I’ve read in many places that the Monster group was suspected to exist before it was actually proven to exist, and further that many of its properties were deduced contingent upon existence.

For example, in ncatlab’s article,

The Monster group was predicted to exist by Bernd Fischer and Robert Griess in 1973, as a simple group containing the Fischer groups and some other sporadic simple groups as subquotients. Subsequent work by Fischer, Conway, Norton and Thompson estimated the order of $M$ and discovered other properties and subgroups, assuming that it existed.

Or Wikipedia,

The Monster was predicted by Bernd Fischer (unpublished) and Robert Griess (1976) in about 1973 as a simple group containing a double cover of Fischer’s baby monster group as a centralizer of an involution. Within a few months the order of $M$ was found by Griess using the Thompson order formula […]

Its existence is a non-trivial fact: when the original moonshine
conjectures were made, mathematicians suspected its existence, and had been able to work
out its character table, but could not prove it actually existed. They did know that the
dimensions of the smallest irreducible representations would be 1, 196883; and 21296876.

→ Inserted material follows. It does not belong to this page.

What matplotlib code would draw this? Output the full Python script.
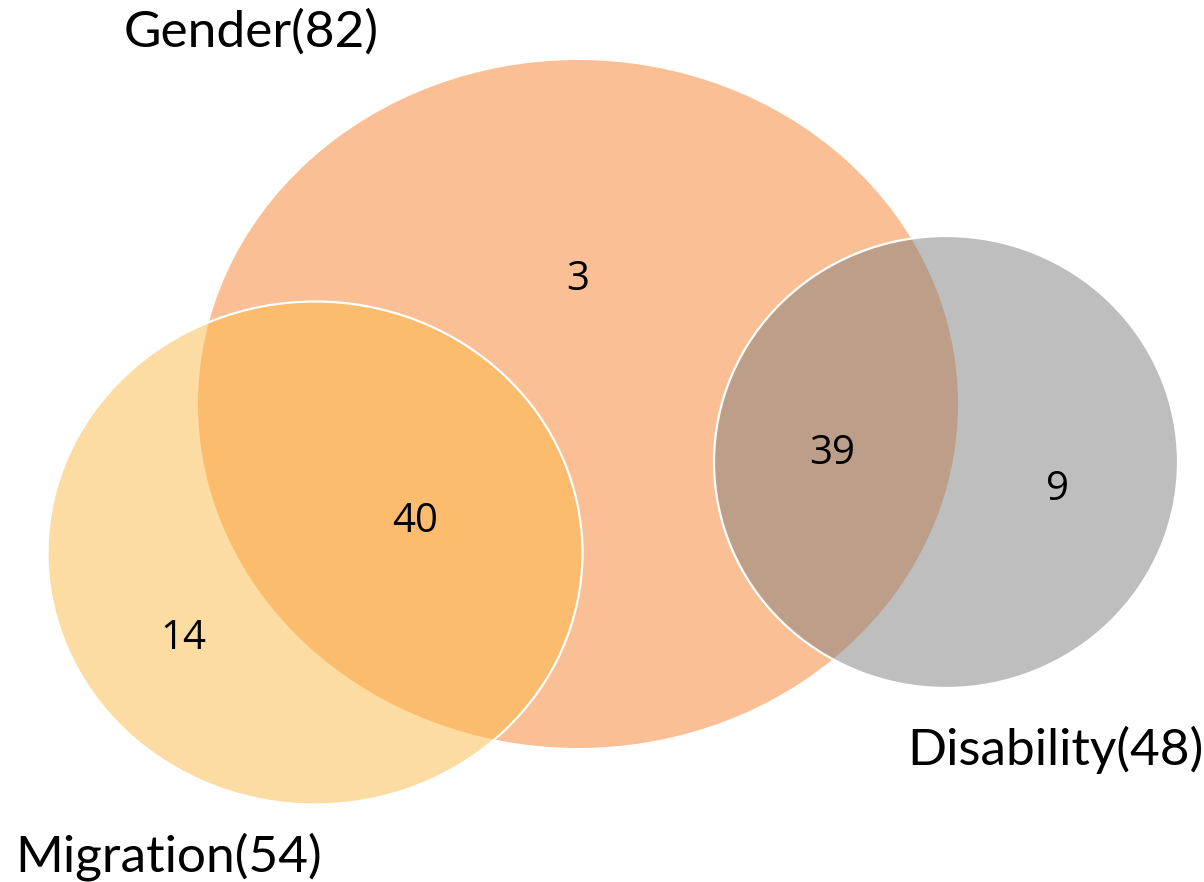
import matplotlib
matplotlib.use('Agg')
import matplotlib.pyplot as plt
from matplotlib.patches import Ellipse

# sets and region counts
set_names = ['Gender', 'Migration', 'Disability']
set_totals = [82, 54, 48]
region_labels = ['3', '40', '14', '39', '9']

fig = plt.figure(figsize=(12.04, 8.82), dpi=100)
ax = fig.add_axes([0, 0, 1, 1])
ax.set_xlim(0, 1204)
ax.set_ylim(882, 0)
ax.axis('off')

# Gender (base, opaque)
ax.add_patch(Ellipse((578, 404), 760, 688, facecolor='#FBBF95', edgecolor='none', zorder=1))
# Migration (semi transparent on top)
ax.add_patch(Ellipse((315, 553), 535, 503, facecolor=(251/255, 187/255, 71/255, 0.5),
                     edgecolor='white', lw=1.6, zorder=2))
# Disability
ax.add_patch(Ellipse((946, 462), 464, 452, facecolor=(127/255, 127/255, 127/255, 0.5),
                     edgecolor='white', lw=1.6, zorder=3))

lab_font = dict(family=['Lato', 'DejaVu Sans'], fontsize=37, color='black')
ax.text(251, 32, f'{set_names[0]}({set_totals[0]})', ha='center', va='center', **lab_font)
ax.text(169, 857, f'{set_names[1]}({set_totals[1]})', ha='center', va='center', **lab_font)
ax.text(1055, 750, f'{set_names[2]}({set_totals[2]})', ha='center', va='center', **lab_font)

num_font = dict(family=['Open Sans', 'DejaVu Sans'], fontsize=29, color='black', zorder=5)
ax.text(578, 280, region_labels[0], ha='center', va='center', **num_font)
ax.text(415, 522, region_labels[1], ha='center', va='center', **num_font)
ax.text(183, 639, region_labels[2], ha='center', va='center', **num_font)
ax.text(832, 454, region_labels[3], ha='center', va='center', **num_font)
ax.text(1057, 490, region_labels[4], ha='center', va='center', **num_font)

fig.savefig('out.png', dpi=100)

It surprises me that this object could have been predicted before being rigorously discovered, due to it being often described as very complicated and highly nonobvious (or at least its construction).

Take for instance the description in this AMS review of Moonshine Beyond the Monster:

The proof of the moonshine conjectures depends on several coincidences. Even
the existence of the monster seems to be a ﬂuke in any of the known constructions:
these all depend on long, strange calculations that just happen to work for no
obvious reason, and would not have been done if the monster had not already been
suspected to exist.

It’d be cool to be acquainted with this part of the story in some more detail at an accessible level, if possible, though I realize it may necessarily involve heavy machinery or convoluted calculations.